En apprenant par son médecin et son majordome que l’armée venait d’annoncer sa chute et sa mise en résidence surveillée, Il s’empressa tout d’abord d’engager le dialogue avec les soldats. Puis il tenta de joindre en vain quelques sécurocrates de son sérail. Silence Radio. Laissé seul un instant, il enregistre une courte vidéo en Anglais postée plus tard dans les réseaux sociaux. «Faites du bruit» lançait-il à des amis restés bien silencieux.
Les putschistes feront rallier sans coup ferir les généraux restés en rade. A 10 heures GMT, la messe était dite. La dernière partie de sa garde rapprochée restée loyale est désarmée. Les soldats fidèles sont interpellés un à un par les putschistes. Parallèlement, la traque de la Youg Team est lancée. Des milliards de CFA et de milliers de dollars saisis dans des valises et des coffres forts sont exhibés à travers les réseaux sociaux et les chaînes de télévisions gabonaises. La première dame est conduite vers une destination inconnue tandis que son fils, Noureddine Bongo, mal aimé des Gabonais, est obligé de poser devant des milliards de Francs CFA à côté de son directeur de cabinet Yan Ngoulou mitraillé par des questions embarrassantes sur ce qu’il présentera comme des fonds de campagne.
Pendant ce temps, l’armée s’organise. L’idée d’un Conseil pour la transition et de la restauration des institutions (CTRI) a fait son chemin. Le matériel de vote et les résultats ont été récupérés. Le général Brice Oligui Nguema a été nommé « président de la Transition » par les putschistes.
Esseulé
Mis « à la retraite », placé en résidence surveillée, son épouse et son fils arrêtés,… Ali Bongo Ondimba est aujourd’hui seul malgré son appel à l’aide. Un appel qui n’a pas eu d’effet notable, tant les réactions de la communauté internationale sont «prudentes».
A noter que les putschistes ont assuré à plusieurs chancelleries, la préservation de l’intégrité physique du président sortant. D’ailleurs, selon les informations en notre possession, Ali Bongo a reçu tour à tour la visite de sa fille aîné Malika Bongo et de sa sœur aînée Pascaline Bongo dans sa résidence le 1er septembre. Sa mère Patience Dabany est sur une liste d’attente.
Ce coup d’État est intervenu en plein couvre-feu et alors qu’Internet était coupé dans tout le pays, deux mesures décrétées par le gouvernement samedi 26 août avant la fermeture des bureaux de vote afin de parer, selon le porte-parole du gouvernement sortant, à d’éventuelles « violences ». Internet a été rétabli peu après la lecture de la déclaration des militaires . On a enregistré dans les premières heures de la matinée à des scènes de liesse populaire à Libreville et dans plusieurs autres contrées du pays.

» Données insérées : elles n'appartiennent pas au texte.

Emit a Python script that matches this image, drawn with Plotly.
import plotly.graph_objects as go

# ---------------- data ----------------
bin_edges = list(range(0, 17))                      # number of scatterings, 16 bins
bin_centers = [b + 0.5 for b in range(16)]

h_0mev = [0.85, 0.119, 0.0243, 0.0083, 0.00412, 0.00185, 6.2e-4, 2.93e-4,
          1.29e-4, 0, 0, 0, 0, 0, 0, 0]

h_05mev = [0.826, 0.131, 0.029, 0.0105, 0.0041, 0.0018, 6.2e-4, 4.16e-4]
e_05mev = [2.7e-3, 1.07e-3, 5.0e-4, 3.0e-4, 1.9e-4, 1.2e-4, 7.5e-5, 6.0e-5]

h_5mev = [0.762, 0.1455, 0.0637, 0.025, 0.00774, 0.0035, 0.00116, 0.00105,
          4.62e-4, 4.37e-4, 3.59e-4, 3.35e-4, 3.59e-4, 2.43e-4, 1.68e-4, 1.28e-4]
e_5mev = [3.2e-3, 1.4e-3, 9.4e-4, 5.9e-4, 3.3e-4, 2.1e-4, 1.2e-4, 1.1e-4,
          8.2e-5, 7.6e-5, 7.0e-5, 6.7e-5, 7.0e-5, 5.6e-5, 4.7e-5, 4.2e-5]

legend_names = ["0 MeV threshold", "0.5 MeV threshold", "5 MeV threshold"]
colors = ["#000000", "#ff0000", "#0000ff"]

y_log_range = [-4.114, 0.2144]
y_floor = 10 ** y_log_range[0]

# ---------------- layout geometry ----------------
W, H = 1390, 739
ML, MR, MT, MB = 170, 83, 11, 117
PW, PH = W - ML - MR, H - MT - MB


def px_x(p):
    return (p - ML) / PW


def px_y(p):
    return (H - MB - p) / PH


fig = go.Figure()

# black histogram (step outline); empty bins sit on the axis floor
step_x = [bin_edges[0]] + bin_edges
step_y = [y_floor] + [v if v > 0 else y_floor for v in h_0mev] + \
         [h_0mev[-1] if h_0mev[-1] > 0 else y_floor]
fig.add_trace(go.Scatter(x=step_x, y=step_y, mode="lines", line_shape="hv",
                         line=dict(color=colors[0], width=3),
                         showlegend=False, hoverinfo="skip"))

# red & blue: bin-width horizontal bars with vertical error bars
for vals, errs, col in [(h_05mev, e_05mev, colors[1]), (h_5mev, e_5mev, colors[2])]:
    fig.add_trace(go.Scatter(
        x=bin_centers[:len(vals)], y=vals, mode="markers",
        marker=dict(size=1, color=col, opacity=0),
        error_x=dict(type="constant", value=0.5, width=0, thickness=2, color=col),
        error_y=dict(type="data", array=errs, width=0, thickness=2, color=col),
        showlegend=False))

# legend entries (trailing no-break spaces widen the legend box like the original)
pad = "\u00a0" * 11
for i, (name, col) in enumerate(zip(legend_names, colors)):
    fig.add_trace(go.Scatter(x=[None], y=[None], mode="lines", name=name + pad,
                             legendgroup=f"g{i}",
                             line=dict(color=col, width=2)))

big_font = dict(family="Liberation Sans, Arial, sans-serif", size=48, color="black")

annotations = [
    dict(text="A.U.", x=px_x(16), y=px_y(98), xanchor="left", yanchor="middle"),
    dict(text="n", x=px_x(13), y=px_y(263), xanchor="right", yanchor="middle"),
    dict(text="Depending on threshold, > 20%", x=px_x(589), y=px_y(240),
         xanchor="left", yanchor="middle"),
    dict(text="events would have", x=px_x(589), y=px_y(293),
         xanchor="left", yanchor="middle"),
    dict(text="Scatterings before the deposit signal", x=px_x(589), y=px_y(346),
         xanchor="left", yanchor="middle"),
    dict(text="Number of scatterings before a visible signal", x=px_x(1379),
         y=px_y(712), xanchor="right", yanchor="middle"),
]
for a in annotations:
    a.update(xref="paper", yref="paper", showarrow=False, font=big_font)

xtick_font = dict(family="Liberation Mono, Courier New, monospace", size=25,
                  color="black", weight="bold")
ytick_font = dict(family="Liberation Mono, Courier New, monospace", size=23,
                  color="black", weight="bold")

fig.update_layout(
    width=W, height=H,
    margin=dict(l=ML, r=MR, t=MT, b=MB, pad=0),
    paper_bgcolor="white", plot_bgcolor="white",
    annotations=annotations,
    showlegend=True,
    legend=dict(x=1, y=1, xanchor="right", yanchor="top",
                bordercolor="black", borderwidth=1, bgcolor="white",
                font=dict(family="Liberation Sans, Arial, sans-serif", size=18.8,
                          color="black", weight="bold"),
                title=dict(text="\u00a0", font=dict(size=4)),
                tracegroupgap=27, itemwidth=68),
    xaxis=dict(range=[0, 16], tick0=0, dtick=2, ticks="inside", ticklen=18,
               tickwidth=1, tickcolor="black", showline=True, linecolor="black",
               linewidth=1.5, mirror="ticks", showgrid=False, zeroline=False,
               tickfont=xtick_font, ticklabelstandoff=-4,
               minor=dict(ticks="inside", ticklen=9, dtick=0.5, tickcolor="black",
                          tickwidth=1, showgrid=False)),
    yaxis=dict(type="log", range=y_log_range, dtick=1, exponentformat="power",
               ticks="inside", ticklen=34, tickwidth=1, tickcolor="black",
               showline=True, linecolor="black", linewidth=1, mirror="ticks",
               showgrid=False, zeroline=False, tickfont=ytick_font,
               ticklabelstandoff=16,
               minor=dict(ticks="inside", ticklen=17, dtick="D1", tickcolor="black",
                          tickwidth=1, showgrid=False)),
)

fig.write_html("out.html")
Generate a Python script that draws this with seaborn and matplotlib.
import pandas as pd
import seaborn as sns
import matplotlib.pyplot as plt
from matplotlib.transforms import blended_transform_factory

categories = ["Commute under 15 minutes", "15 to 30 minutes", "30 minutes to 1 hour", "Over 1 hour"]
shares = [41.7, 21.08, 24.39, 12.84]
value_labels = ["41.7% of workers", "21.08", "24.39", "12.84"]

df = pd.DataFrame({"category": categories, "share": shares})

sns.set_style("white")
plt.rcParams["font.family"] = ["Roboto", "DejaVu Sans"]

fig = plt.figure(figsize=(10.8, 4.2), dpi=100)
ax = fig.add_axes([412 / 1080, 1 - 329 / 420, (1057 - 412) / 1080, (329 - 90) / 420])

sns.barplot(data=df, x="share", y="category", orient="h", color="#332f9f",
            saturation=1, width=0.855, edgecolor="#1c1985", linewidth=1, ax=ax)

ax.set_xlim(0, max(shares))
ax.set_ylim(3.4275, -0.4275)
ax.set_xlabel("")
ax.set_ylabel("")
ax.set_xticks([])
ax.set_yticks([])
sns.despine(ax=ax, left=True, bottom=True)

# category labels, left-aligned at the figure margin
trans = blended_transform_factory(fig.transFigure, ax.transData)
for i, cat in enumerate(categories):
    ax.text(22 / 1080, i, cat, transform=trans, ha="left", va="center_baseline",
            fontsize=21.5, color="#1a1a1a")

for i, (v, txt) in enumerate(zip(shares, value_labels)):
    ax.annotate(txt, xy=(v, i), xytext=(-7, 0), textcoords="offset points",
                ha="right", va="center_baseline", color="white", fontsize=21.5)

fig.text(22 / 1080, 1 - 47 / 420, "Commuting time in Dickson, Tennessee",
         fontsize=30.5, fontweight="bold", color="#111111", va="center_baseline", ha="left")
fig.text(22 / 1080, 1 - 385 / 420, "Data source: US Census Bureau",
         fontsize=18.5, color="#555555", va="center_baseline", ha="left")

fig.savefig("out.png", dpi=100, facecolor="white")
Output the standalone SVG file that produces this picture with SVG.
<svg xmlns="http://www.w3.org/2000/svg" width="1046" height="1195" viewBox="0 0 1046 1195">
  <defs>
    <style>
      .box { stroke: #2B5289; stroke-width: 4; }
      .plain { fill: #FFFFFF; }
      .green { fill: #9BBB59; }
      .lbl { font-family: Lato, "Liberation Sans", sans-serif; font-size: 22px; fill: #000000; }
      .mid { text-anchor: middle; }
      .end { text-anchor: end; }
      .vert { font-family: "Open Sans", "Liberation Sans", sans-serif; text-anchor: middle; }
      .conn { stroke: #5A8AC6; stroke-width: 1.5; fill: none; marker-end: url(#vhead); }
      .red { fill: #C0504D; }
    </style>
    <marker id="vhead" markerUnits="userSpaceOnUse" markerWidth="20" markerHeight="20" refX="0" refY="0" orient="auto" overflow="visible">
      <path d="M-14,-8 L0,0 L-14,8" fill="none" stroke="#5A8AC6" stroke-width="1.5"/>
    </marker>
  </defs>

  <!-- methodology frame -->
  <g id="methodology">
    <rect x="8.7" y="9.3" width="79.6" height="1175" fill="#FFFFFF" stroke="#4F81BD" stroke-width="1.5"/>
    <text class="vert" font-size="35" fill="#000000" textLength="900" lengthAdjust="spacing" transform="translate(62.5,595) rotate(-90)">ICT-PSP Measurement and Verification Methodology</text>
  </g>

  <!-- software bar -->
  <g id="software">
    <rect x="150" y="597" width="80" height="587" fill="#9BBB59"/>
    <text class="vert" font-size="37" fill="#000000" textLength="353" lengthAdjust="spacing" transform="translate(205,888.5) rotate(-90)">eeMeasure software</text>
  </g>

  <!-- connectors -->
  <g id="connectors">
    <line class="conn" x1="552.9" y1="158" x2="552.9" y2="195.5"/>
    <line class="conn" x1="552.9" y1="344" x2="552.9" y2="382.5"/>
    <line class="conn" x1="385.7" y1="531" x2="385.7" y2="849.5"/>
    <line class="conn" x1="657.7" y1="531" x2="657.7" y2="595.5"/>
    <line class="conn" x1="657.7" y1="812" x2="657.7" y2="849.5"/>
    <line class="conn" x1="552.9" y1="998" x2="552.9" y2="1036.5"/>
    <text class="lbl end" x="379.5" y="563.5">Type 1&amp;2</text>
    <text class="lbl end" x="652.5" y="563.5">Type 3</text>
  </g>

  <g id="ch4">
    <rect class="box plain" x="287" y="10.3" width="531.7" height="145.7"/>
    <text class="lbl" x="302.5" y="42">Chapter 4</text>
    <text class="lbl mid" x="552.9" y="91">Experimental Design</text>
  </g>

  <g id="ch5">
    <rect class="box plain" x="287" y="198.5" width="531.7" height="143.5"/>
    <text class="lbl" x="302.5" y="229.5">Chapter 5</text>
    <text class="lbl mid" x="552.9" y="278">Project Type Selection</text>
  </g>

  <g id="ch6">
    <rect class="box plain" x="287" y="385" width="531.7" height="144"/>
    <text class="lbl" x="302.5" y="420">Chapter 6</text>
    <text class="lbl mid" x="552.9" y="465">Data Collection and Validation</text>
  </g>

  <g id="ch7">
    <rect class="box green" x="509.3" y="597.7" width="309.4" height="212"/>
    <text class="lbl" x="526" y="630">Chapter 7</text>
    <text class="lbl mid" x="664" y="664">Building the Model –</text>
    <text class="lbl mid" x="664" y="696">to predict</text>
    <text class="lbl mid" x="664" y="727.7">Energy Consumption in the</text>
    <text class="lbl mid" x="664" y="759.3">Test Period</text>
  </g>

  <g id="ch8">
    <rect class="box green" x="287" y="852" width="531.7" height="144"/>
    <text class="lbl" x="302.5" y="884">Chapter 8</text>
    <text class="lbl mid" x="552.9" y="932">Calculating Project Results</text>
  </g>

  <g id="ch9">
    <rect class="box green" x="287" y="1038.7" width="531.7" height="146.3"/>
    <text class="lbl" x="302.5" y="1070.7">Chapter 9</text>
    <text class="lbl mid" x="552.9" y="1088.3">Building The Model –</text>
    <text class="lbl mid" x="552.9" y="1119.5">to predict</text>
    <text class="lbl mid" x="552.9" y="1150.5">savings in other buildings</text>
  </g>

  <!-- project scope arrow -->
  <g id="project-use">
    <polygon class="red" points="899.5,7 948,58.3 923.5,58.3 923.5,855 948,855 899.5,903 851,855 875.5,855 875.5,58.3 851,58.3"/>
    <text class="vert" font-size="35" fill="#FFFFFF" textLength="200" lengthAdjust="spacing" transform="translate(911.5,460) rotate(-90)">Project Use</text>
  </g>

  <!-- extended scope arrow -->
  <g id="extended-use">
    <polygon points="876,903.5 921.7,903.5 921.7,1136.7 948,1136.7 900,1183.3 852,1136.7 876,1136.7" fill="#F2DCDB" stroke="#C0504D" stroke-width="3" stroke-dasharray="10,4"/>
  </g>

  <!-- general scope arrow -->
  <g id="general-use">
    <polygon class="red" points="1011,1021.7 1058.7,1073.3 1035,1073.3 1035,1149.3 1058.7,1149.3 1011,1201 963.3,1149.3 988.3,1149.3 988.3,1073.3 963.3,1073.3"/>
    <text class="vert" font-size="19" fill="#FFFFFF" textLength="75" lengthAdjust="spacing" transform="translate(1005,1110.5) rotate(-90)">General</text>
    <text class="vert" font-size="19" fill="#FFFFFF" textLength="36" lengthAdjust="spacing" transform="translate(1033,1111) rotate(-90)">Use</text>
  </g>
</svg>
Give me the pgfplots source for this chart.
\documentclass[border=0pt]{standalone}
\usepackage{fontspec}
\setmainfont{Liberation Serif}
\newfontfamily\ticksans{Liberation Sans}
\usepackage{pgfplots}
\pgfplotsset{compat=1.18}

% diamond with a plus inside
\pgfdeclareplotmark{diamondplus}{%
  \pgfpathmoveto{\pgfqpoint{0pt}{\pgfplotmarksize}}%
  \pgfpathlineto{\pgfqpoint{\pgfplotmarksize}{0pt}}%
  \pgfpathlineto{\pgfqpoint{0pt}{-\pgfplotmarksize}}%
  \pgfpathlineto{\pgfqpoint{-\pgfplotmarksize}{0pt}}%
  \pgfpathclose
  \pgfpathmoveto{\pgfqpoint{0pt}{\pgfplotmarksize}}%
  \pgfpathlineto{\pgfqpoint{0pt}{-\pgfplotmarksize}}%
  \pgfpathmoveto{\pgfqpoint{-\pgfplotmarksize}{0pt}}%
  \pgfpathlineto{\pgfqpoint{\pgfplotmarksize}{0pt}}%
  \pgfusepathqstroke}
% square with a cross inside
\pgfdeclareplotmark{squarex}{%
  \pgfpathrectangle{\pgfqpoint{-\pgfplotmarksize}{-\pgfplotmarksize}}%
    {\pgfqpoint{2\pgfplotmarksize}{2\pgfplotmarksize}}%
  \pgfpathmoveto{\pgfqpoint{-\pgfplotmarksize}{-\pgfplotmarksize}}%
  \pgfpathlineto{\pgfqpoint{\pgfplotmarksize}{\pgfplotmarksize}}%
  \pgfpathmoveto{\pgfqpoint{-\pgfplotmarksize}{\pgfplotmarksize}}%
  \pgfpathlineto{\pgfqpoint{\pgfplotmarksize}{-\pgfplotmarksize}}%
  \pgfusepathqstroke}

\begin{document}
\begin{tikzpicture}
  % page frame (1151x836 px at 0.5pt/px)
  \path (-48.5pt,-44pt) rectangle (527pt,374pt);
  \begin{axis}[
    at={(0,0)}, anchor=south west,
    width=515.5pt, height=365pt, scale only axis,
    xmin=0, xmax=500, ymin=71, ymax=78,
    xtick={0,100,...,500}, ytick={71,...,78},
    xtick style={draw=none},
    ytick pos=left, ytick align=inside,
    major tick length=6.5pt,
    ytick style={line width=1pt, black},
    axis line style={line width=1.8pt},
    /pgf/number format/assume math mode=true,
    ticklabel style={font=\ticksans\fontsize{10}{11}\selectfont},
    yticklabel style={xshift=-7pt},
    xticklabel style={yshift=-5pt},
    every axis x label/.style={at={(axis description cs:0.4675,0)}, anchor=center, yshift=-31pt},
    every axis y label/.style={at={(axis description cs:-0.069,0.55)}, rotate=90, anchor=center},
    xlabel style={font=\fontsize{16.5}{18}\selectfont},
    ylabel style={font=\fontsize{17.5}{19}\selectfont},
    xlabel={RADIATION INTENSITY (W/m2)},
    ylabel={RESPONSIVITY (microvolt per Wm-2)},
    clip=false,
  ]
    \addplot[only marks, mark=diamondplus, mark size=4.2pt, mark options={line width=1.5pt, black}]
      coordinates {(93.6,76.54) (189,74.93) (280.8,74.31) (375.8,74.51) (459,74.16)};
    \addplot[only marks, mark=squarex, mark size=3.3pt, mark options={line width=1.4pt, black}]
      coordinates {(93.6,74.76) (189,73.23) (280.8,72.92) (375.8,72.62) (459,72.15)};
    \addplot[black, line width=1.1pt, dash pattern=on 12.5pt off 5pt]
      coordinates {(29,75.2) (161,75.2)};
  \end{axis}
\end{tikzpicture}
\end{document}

Dans leur argumentaire, les militaires ont estimé que l’organisation des élections n’avait « pas rempli les conditions d’un scrutin transparent, crédible et inclusif tant espéré par les Gabonaises et les Gabonais ». Ils ont dénoncé « une gouvernance irresponsable, imprévisible, qui se traduit par une dégradation continue de la cohésion sociale, risquant de conduire le pays au chaos ».
« Toutes les institutions de la République sont dissoutes, notamment le gouvernement, le Sénat, l’Assemblée nationale, la Cour constitutionnelle (réhabilitée momentanément pour la cérémonie de préstation de serment du nouveau chef de l’Etat de la transition), le Conseil économique, social et environnemental, le Centre gabonais des élections »…les frontières du Gabon resteront » fermées jusqu’à nouvel ordre », ont encore annoncé les auteurs du coup de force.
Au regard de tout ce qui précède, il sied de noter que les militaires qui ont perpétré le coup d’Etat au Gabon sont pour la plupart des jeunes officiers de la génération de l’ère Ali Bongo. Le président renversé après 14 ans de règne a été durant 10 ans, sous Omar Bongo, de 1999 à 2009, ministre de la Défense. C’est donc une armée forgée par Ali Bongo constituée des jeunes officiers promus sous son magistère et qui ont servi à la fois le père et le fils qui a retourné les armes contre son parrain.
Quant à Brice Oligui, dernier aide de camp de Omar Bongo, il a remplacé à ce poste le Général Flavient Nzengui nommé ministre des Travaux publics. Le Général Oligui connait les arcanes du système Bongo. Ayant eu à gérer l’agenda officiel et secret de Omar Bongo, il était certes un homme du système mais qui, selon ses proches, a fait preuve de sursaut patriotique à travers une opération qui sonne comme une révolution salutaire de palais.
C’est dans ce contexte que devant la société civile, le Général Oligui a déclaré : « pour renverser un système, il fallait être à l’intérieur du système ».